(DATA EXCERPT):
____

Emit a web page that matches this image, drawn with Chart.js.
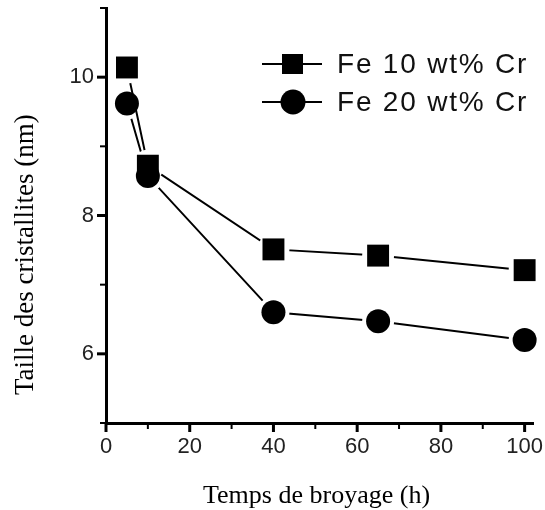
<!DOCTYPE html>
<html>
<head>
<meta charset="utf-8">
<script src="https://cdn.jsdelivr.net/npm/chart.js@4"></script>
<style>
  body { margin: 0; background: #fff; }
  #wrap { width: 545px; height: 510px; }
</style>
</head>
<body>
<div id="wrap"><canvas id="chart"></canvas></div>
<script>
const hours = [5, 10, 40, 65, 100];
const fe10 = [10.14, 8.72, 7.51, 7.42, 7.21];
const fe20 = [9.62, 8.57, 6.60, 6.47, 6.20];
const seriesNames = ["Fe 10 wt% Cr", "Fe 20 wt% Cr"];
const xTitle = "Temps de broyage (h)";
const yTitle = "Taille des cristallites (nm)";
const xMajor = [0, 20, 40, 60, 80, 100];
const xMinor = [10, 30, 50, 70, 90];
const yMajor = [6, 8, 10];
const yMinor = [5, 7, 9, 11];

function points(values) {
  return hours.map((h, i) => ({ x: h, y: values[i] }));
}

// line with a white halo round each point, so the line stops short of the marker
function lineSet(values) {
  return {
    data: points(values),
    borderColor: "#000",
    borderWidth: 2,
    pointStyle: "circle",
    pointRadius: 16,
    pointBackgroundColor: "#fff",
    pointBorderWidth: 0,
    order: 1,
    clip: false
  };
}

function markerSet(values, style, radius) {
  return {
    data: points(values),
    showLine: false,
    pointStyle: style,
    pointRadius: radius,
    pointBackgroundColor: "#000",
    pointBorderWidth: 0,
    order: 0,
    clip: false
  };
}

const tickMarks = {
  id: "tickMarks",
  afterDraw(chart) {
    const ctx = chart.ctx;
    const xs = chart.scales.x;
    const ys = chart.scales.y;
    const left = chart.chartArea.left;
    const bottom = chart.chartArea.bottom;

    function mark(x1, y1, x2, y2, w) {
      ctx.lineWidth = w;
      ctx.beginPath();
      ctx.moveTo(x1, y1);
      ctx.lineTo(x2, y2);
      ctx.stroke();
    }

    ctx.save();
    ctx.strokeStyle = "#000";
    xMajor.forEach(v => { const p = xs.getPixelForValue(v); mark(p, bottom, p, bottom + 9, 3); });
    xMinor.forEach(v => { const p = xs.getPixelForValue(v); mark(p, bottom, p, bottom + 6, 2); });
    yMajor.forEach(v => { const p = ys.getPixelForValue(v); mark(left, p, left - 9, p, 3); });
    yMinor.forEach(v => { const p = ys.getPixelForValue(v); mark(left, p, left - 6, p, 2); });
    ctx.restore();
  }
};

const legendAndTitles = {
  id: "legendAndTitles",
  afterDraw(chart) {
    const ctx = chart.ctx;
    ctx.save();

    // legend
    const rows = [64, 102];
    ctx.strokeStyle = "#000";
    ctx.lineWidth = 2;
    rows.forEach((y, i) => {
      ctx.fillStyle = "#000";
      ctx.beginPath();
      ctx.moveTo(262, y);
      ctx.lineTo(322, y);
      ctx.stroke();
      ctx.beginPath();
      if (i === 0) {
        ctx.rect(282, y - 10, 21, 20);
      } else {
        ctx.arc(293, y, 12.5, 0, Math.PI * 2);
      }
      ctx.fill();
      ctx.font = "28px 'Liberation Sans', Arial, sans-serif";
      ctx.letterSpacing = "1.8px";
      ctx.fillStyle = "#111";
      ctx.textAlign = "left";
      ctx.textBaseline = "middle";
      ctx.fillText(seriesNames[i], 337, y + 1);
    });
    ctx.letterSpacing = "0px";

    // axis titles
    ctx.fillStyle = "#000";
    ctx.textBaseline = "alphabetic";
    ctx.textAlign = "left";
    ctx.font = "26px 'Liberation Serif', 'Times New Roman', serif";
    ctx.fillText(xTitle, 203, 503);

    ctx.font = "27px 'Liberation Serif', 'Times New Roman', serif";
    ctx.translate(33, 395);
    ctx.rotate(-Math.PI / 2);
    ctx.fillText(yTitle, 0, 0);
    ctx.restore();
  }
};

new Chart(document.getElementById("chart"), {
  type: "line",
  data: {
    datasets: [
      lineSet(fe10),
      lineSet(fe20),
      markerSet(fe10, "rect", 15.5),
      markerSet(fe20, "circle", 12)
    ]
  },
  options: {
    responsive: true,
    maintainAspectRatio: false,
    animation: false,
    layout: { autoPadding: false, padding: { left: 0, top: 8, right: 12, bottom: 0 } },
    plugins: { legend: { display: false }, tooltip: { enabled: false } },
    scales: {
      x: {
        type: "linear",
        min: 0,
        max: 102,
        grid: { display: false, drawTicks: false },
        border: { display: true, color: "#000", width: 3 },
        ticks: {
          stepSize: 10,
          includeBounds: false,
          autoSkip: false,
          maxRotation: 0,
          padding: 11,
          color: "#222",
          font: { family: "'Liberation Sans', Arial, sans-serif", size: 22 },
          callback: v => (v % 20 === 0 ? v : "")
        },
        afterFit: s => { s.height = 87; s.paddingRight = 0; s.paddingLeft = 0; }
      },
      y: {
        min: 5,
        max: 11,
        grid: { display: false, drawTicks: false },
        border: { display: true, color: "#000", width: 3 },
        ticks: {
          stepSize: 1,
          autoSkip: false,
          padding: 12,
          color: "#222",
          font: { family: "'Liberation Sans', Arial, sans-serif", size: 22 },
          callback: v => (v % 2 === 0 ? v : "")
        },
        afterFit: s => { s.width = 106; s.paddingTop = 0; s.paddingBottom = 0; }
      }
    }
  },
  plugins: [tickMarks, legendAndTitles]
});
</script>
</body>
</html>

____

(EXERCISE PROMPT):
Copy nothing but the lines from the top of the data down to the line containing "const bottom = chart.chartArea.bottom;", and leave the pictures out.

(RESULT):
Emit a web page that matches this image, drawn with Chart.js.
<!DOCTYPE html>
<html>
<head>
<meta charset="utf-8">
<script src="https://cdn.jsdelivr.net/npm/chart.js@4"></script>
<style>
  body { margin: 0; background: #fff; }
  #wrap { width: 545px; height: 510px; }
</style>
</head>
<body>
<div id="wrap"><canvas id="chart"></canvas></div>
<script>
const hours = [5, 10, 40, 65, 100];
const fe10 = [10.14, 8.72, 7.51, 7.42, 7.21];
const fe20 = [9.62, 8.57, 6.60, 6.47, 6.20];
const seriesNames = ["Fe 10 wt% Cr", "Fe 20 wt% Cr"];
const xTitle = "Temps de broyage (h)";
const yTitle = "Taille des cristallites (nm)";
const xMajor = [0, 20, 40, 60, 80, 100];
const xMinor = [10, 30, 50, 70, 90];
const yMajor = [6, 8, 10];
const yMinor = [5, 7, 9, 11];

function points(values) {
  return hours.map((h, i) => ({ x: h, y: values[i] }));
}

// line with a white halo round each point, so the line stops short of the marker
function lineSet(values) {
  return {
    data: points(values),
    borderColor: "#000",
    borderWidth: 2,
    pointStyle: "circle",
    pointRadius: 16,
    pointBackgroundColor: "#fff",
    pointBorderWidth: 0,
    order: 1,
    clip: false
  };
}

function markerSet(values, style, radius) {
  return {
    data: points(values),
    showLine: false,
    pointStyle: style,
    pointRadius: radius,
    pointBackgroundColor: "#000",
    pointBorderWidth: 0,
    order: 0,
    clip: false
  };
}

const tickMarks = {
  id: "tickMarks",
  afterDraw(chart) {
    const ctx = chart.ctx;
    const xs = chart.scales.x;
    const ys = chart.scales.y;
    const left = chart.chartArea.left;
    const bottom = chart.chartArea.bottom;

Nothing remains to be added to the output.